The European Union (EU) seems unconvinced as well. On March 13, it added the UAE and nine others to its “blacklist” of tax havens.  The additions triple the number of listed jurisdictions that are on the dirty money list because of “strategic deficiencies in their anti-money laundering and countering the financing of terrorism regimes,” as defined in the EU’s Commission Staff Working Document.  The EU had added Saudi Arabia to the list in February.

Despite ongoing cooperation between the EU and the UAE banking sector, the chairman of the UAE Banks Federation, Abdulaziz al-Ghurair, claimed that the addition of the UAE was the result of a “lack of communication.” This is perhaps not surprising, given that the UAE has 50 commercial banks, considered too many for a country of only 9.5 million people. 

The UAE’s undersecretary of the Ministry of Finance, Younis Haji Al Khoori, said he is “confident” that the EU will take the UAE off the list.

Global Ramifications and Lessons

That Dubai is currently a “haven for illicit capital” has “far-reaching implications for global stability and security, enabling and facilitating global purveyors of corruption, crime, extremism, and terror,” according to the report.

More troubling, the report suggests that there is a much larger, more diffuse set of criminal and illicit actors manipulating real estate assets across other jurisdictions such as the United Kingdom, Australia, Qatar, and even the United States.

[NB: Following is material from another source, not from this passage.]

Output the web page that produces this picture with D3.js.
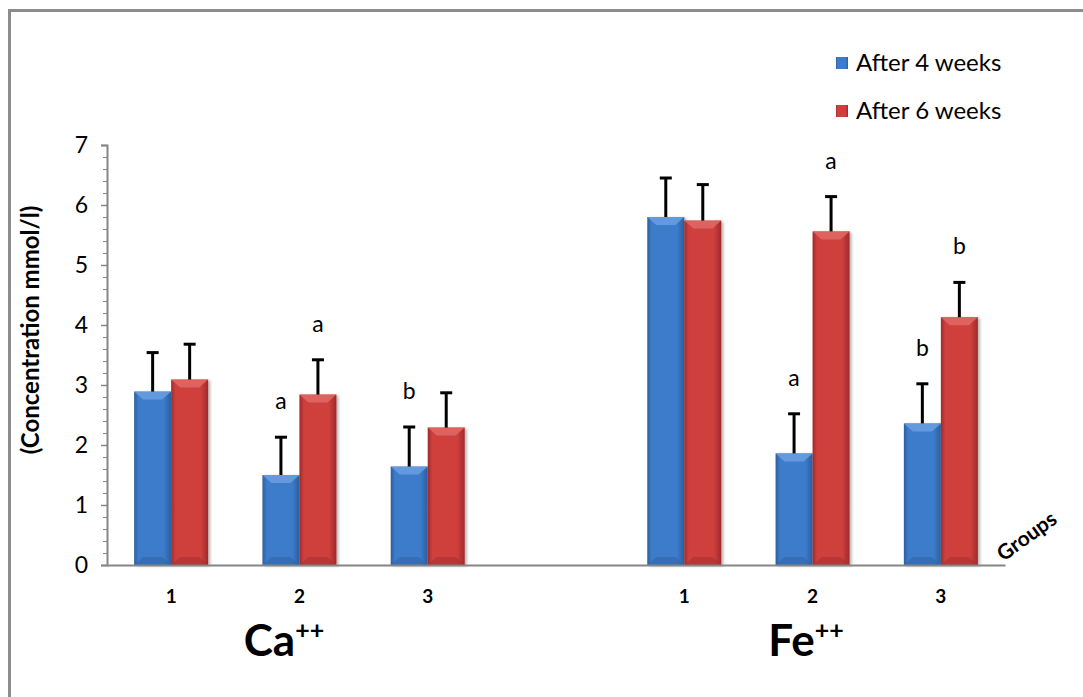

It asserts that the same indicators identified in Dubai are “likely also applicable across high-risk property markets around the world.”

A poorly regulated real estate sector and banking system have implications far beyond mere illicit investment, facilitating global threats ranging from terrorism and organized crime to corruption and conflict financing. Disrupting such threats will require substantial improvements in the policing and monitoring of the international financial system, particularly through the closing of information gaps in luxury real estate markets—not just in Dubai, but around the world.